When examining why this question has mystified centuries of human minds, the base rate fallacy in behavioral economics offers an answer: We like the idea of madness predisposing greater creativity, or vice-versa, because we value “knowledge” that we already know over new information, and use our outmoded (or downright incorrect) “knowledge” as scaffolding for our nascent thoughts to develop around. We think that because Beethoven was a depressive genius, the suicidal man in room 303 of a nearby psychiatric unit may well also be a genius. We cannot rule out that he isn’t a genius, but we also have no basis upon which to presume him any smarter than anyone else.

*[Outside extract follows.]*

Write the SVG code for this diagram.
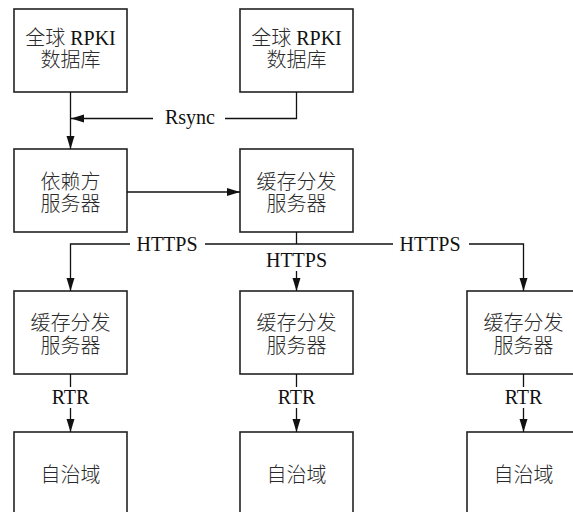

Even if we consider the question of a correlation between mental illness and creativity due to anecdotes that support it, we can readily refute it via the same method. As much as John Keats represents the tortured poet, coughing to death in his Roman bedroom, Wallace Stevens represents the opposite, writing Pulitzer Prize–winning poetry while working assiduously as an insurance executive.

The idea that madness brings creativity to bear is an enticing one, as it transforms the pain of mental illness from a hollow one—to one from which something beautiful may grow. Perhaps the reason this question has been considered for so long is that we find faith in it, as our private apology and absolution to those who live lives full of torment.